Unfortunately, these issues are much harder to plan for as their contours will not be clear until the technology emerges. For example, there is little use in creating a proposal to retrain truck drivers when their jobs disappear (as was once thought imminent) when it is actually artists who have the most to fear. Governments, however, must be ready to work with civil society partners on new issues as they arise, whether that is the creation of new worker retraining programs or novel methods of defeating disinformation.
Apocalypse Soon?
Haywire lethal autonomous weapons, or a poorly optimized financial model that causes economic ruin, are both examples of the final type of AI risk: a lack of control over powerful AI systems. Recent attention, however, has centered on a potential world-ending cataclysm created by a future superintelligent AI accident. AI apocalypses have been frequent topics of science fiction, but experts are now seriously contemplating this possibility. Artificial intelligence researcher Eliezer Yudkowsky, for example, argue that, without proper precautions, “literally everyone on Earth will die” due to artificial superintelligence that “does not care for us nor for sentient life in general.” Although this is often classified as a long-term risk, Yudkowsky and Geoffrey Hinton (formerly of Google) have both argued it is an urgent problem that should be prioritized.
Expanding private sector research on AI safety and alignment, as well as carefully creating and controlling new models, will have the largest effect on reducing the risk of an “AI apocalypse.” Here, the government’s role is to provide research funding and put controls in place to regulate AI models. AI researchers, for their part, must go beyond government regulators in developing models in safe and responsible ways.
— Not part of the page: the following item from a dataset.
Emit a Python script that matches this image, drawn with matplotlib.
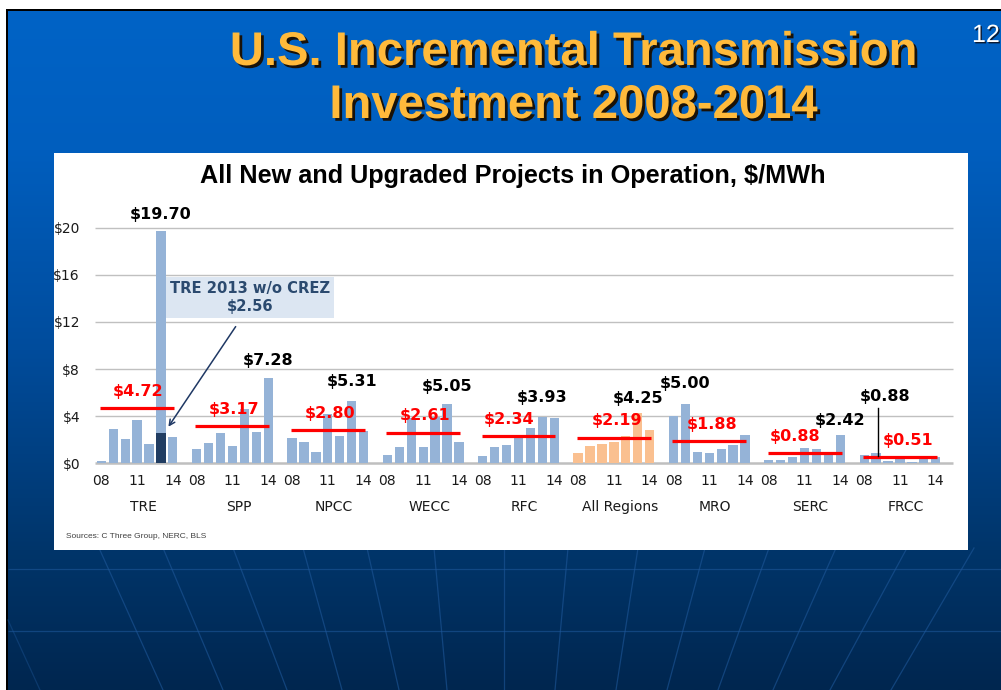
import numpy as np
import matplotlib
matplotlib.use("Agg")
import matplotlib.pyplot as plt
import matplotlib.colors as mcolors
import matplotlib.patheffects as pe
from matplotlib.patches import Rectangle

# ---------------- data ----------------
groups = ["TRE", "SPP", "NPCC", "WECC", "RFC", "All Regions", "MRO", "SERC", "FRCC"]
years = ["08", "09", "10", "11", "12", "13", "14"]
shown_years = ["08", "11", "14"]

tre = [0.17, 2.92, 2.07, 3.65, 1.64, 19.70, 2.24]
spp = [1.19, 1.76, 2.55, 1.47, 4.65, 2.63, 7.28]
npcc = [2.16, 1.81, 0.96, 4.22, 2.29, 5.31, 2.72]
wecc = [0.71, 1.39, 3.85, 1.36, 3.90, 5.05, 1.84]
rfc = [0.59, 1.36, 1.53, 2.32, 2.97, 3.93, 3.82]
all_regions = [0.88, 1.47, 1.64, 1.81, 2.32, 4.25, 2.86]
mro = [4.05, 5.00, 0.96, 0.88, 1.22, 1.56, 2.41]
serc = [0.25, 0.28, 0.57, 1.27, 1.19, 0.68, 2.42]
frcc = [0.72, 0.88, 0.23, 0.48, 0.12, 0.45, 0.55]
series = [tre, spp, npcc, wecc, rfc, all_regions, mro, serc, frcc]

averages = [4.72, 3.17, 2.80, 2.61, 2.34, 2.19, 1.88, 0.88, 0.51]
tre_2013_wo_crez = 2.56

y_ticks = [0, 4, 8, 12, 16, 20]
y_tick_labels = ["$0", "$4", "$8", "$12", "$16", "$20"]

# ---------------- style ----------------
W, H = 1001, 690
C_BAR = "#95B3D7"
C_DARK = "#213D62"
C_ORANGE = "#FAC090"
C_RED = "#FF0000"
C_GRID = "#C0C0C0"
C_GOLD = "#FFBA3B"
TITLE_FONT = ["Liberation Sans", "DejaVu Sans"]
FONT = ["DejaVu Sans"]
red_dx = [0.1, 0.15, 0.2, 0.15, -0.8, 0.25, 0.25, -0.8, 0.65]       # label nudges (slots)
max_dy = [12, 12, 13.8, 12.2, 14, 10.3, 15.1, 10, 0]                  # label lift (points)

fig = plt.figure(figsize=(W / 100, H / 100), dpi=100, facecolor="white")

# background slide
ax_bg = fig.add_axes([0, 0, 1, 1], zorder=0)
ax_bg.add_patch(Rectangle((6, 9), W - 6, H - 9, color="black", lw=0, zorder=0))
stops_y = [11, 150, 350, 550, 690]
stops_c = ["#0063C6", "#005EBE", "#004C9C", "#00356A", "#00264F"]
rgb = np.array([mcolors.to_rgb(c) for c in stops_c])
ys = np.linspace(11, 690, 680)
grad = np.stack([np.interp(ys, stops_y, rgb[:, k]) for k in range(3)], axis=-1)[:, None, :]
ax_bg.imshow(grad, extent=(8, W, H, 11), aspect="auto", interpolation="bilinear", zorder=1)
top_x = [99, 163, 233, 303, 367, 434, 504, 568, 638, 705, 769, 836, 907, 974]
bot_x = [163, 223, 287, 342, 399, 447, 504, 555, 616, 667, 718, 773, 830, 891]
for xt, xb in zip(top_x, bot_x):
    ax_bg.plot([xt, xb], [548, 690], color="#1E5799", lw=0.9, alpha=0.6, zorder=2)
ax_bg.hlines([569, 631], 8, W, color="#1E5799", lw=0.9, alpha=0.6, zorder=2)
ax_bg.plot([8, 40], [620, 690], color="#1E5799", lw=0.9, alpha=0.4, zorder=2)
ax_bg.add_patch(Rectangle((54, 153), 914, 397, color="white", lw=0, zorder=3))
ax_bg.set_xlim(0, W)
ax_bg.set_ylim(H, 0)
ax_bg.axis("off")

# main chart axes
ax = fig.add_axes([95 / W, (H - 463.3) / H, 858 / W, 235.6 / H], zorder=2)
ax.patch.set_alpha(0)
ax.set_xlim(-0.53, 71.45)
ax.set_ylim(0, 20)
for s in ax.spines.values():
    s.set_visible(False)

ax.hlines(y_ticks[1:], -0.53, 71.45, color=C_GRID, lw=1, zorder=0.5, clip_on=False)
ax.hlines(0, -0.53, 71.45, color="#BFBFBF", lw=1.8, zorder=0.6, clip_on=False)

xtick_pos, xtick_lab = [], []
for g, (name, vals) in enumerate(zip(groups, series)):
    x0 = g * 8
    xs = x0 + np.arange(len(years))
    col = C_ORANGE if name == "All Regions" else C_BAR
    ax.bar(xs, vals, width=0.78, color=col, zorder=2)
    for yl in shown_years:
        xtick_pos.append(x0 + years.index(yl))
        xtick_lab.append(yl)
    ax.text(x0 + 3.5, -0.184, name, transform=ax.get_xaxis_transform(),
            ha="center", va="center", fontsize=10, family=FONT, color="#1a1a1a")
    # average line + label
    ax.plot([x0 - 0.1, x0 + 6.1], [averages[g]] * 2, color=C_RED, lw=2.3,
            solid_capstyle="butt", zorder=4)
    ax.annotate(f"${averages[g]:.2f}", xy=(x0 + 3 + red_dx[g], averages[g]),
                xytext=(0, 12), textcoords="offset points", ha="center", va="center",
                fontsize=11.5, fontweight="bold", color=C_RED, family=FONT, zorder=5)
    # max label
    im = int(np.argmax(vals))
    if name == "FRCC":
        ly = vals[im] + 4.8
        ax.plot([x0 + im + 0.18] * 2, [vals[im] - 0.25, ly - 0.95], color="black", lw=1, zorder=5)
        ax.text(x0 + im + 0.72, ly, f"${vals[im]:.2f}", ha="center", va="center",
                fontsize=11.5, fontweight="bold", color="black", family=FONT, zorder=5)
    else:
        ax.annotate(f"${vals[im]:.2f}", xy=(x0 + im, vals[im]), xytext=(0, max_dy[g]),
                    textcoords="offset points", ha="center", va="center",
                    fontsize=11.5, fontweight="bold", color="black", family=FONT,
                    zorder=5, annotation_clip=False)

# TRE 2013 without CREZ
ax.bar([5], [tre_2013_wo_crez], width=0.78, color=C_DARK, zorder=3)
ax.text(12.47, 14.06, f"TRE 2013 w/o CREZ\n${tre_2013_wo_crez:.2f}", ha="center", va="center",
        fontsize=10.6, fontweight="bold", color="#2B4A6F", family=FONT, linespacing=1.3,
        bbox=dict(boxstyle="square,pad=0.25", fc="#DCE6F2", ec="none"), zorder=6)
ax.annotate("", xy=(5.5, tre_2013_wo_crez + 0.35), xytext=(11.4, 11.8),
            arrowprops=dict(arrowstyle="->", color="#1F3864", lw=1.1), zorder=6)

ax.set_yticks(y_ticks)
ax.set_yticklabels(y_tick_labels, fontsize=10, family=FONT, color="#1a1a1a")
ax.set_xticks(xtick_pos)
ax.set_xticklabels(xtick_lab, fontsize=10, family=FONT, color="#1a1a1a")
ax.tick_params(axis="y", length=0, pad=10.8)
ax.tick_params(axis="x", length=0, pad=7.5)

# overlay texts
ov = fig.add_axes([0, 0, 1, 1], zorder=3)
ov.patch.set_alpha(0)
ov.set_xlim(0, W)
ov.set_ylim(H, 0)
ov.axis("off")
shadow = [pe.withSimplePatchShadow(offset=(2, -2), shadow_rgbFace="#1a1208", alpha=1.0)]
for txt, yb in [("U.S. Incremental Transmission", 65), ("Investment 2008-2014", 118)]:
    ov.text(574, yb, txt, ha="center", va="baseline", fontsize=34,
            fontweight="bold", family=TITLE_FONT, color=C_GOLD, path_effects=shadow)
ov.text(972, 42, "12", ha="left", va="baseline", fontsize=18, family=TITLE_FONT, color="white",
        path_effects=[pe.withSimplePatchShadow(offset=(1, -1), shadow_rgbFace="#0a1a33", alpha=1.0)])
ov.text(512.5, 183.3, "All New and Upgraded Projects in Operation, $/MWh", ha="center",
        va="baseline", fontsize=18.2, fontweight="bold", family=TITLE_FONT, color="black")
ov.text(66, 536.7, "Sources: C Three Group, NERC, BLS", ha="left", va="center",
        fontsize=6, family=TITLE_FONT, color="#404040")

fig.savefig("out.png", dpi=100, facecolor=fig.get_facecolor())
The pause petition, DAIR Institute, and all the others who are part of this critical conversation raise genuinely important problems, and it is likely that they have introduced them to an audience unaware that these risks exist. But public consciousness alone will not make AI safe and stable, and debating over short- and long-term problems risks stymieing efforts to enact regulation across the board. Ultimately, the challenges the world faces with AI are not mutually exclusive – each has a specific set of stakeholders, implying that different groups must tackle different challenges simultaneously. As AI proliferation raises a myriad of anticipated and unanticipated challenges, the world must be prepared to tackle multiple risks at once.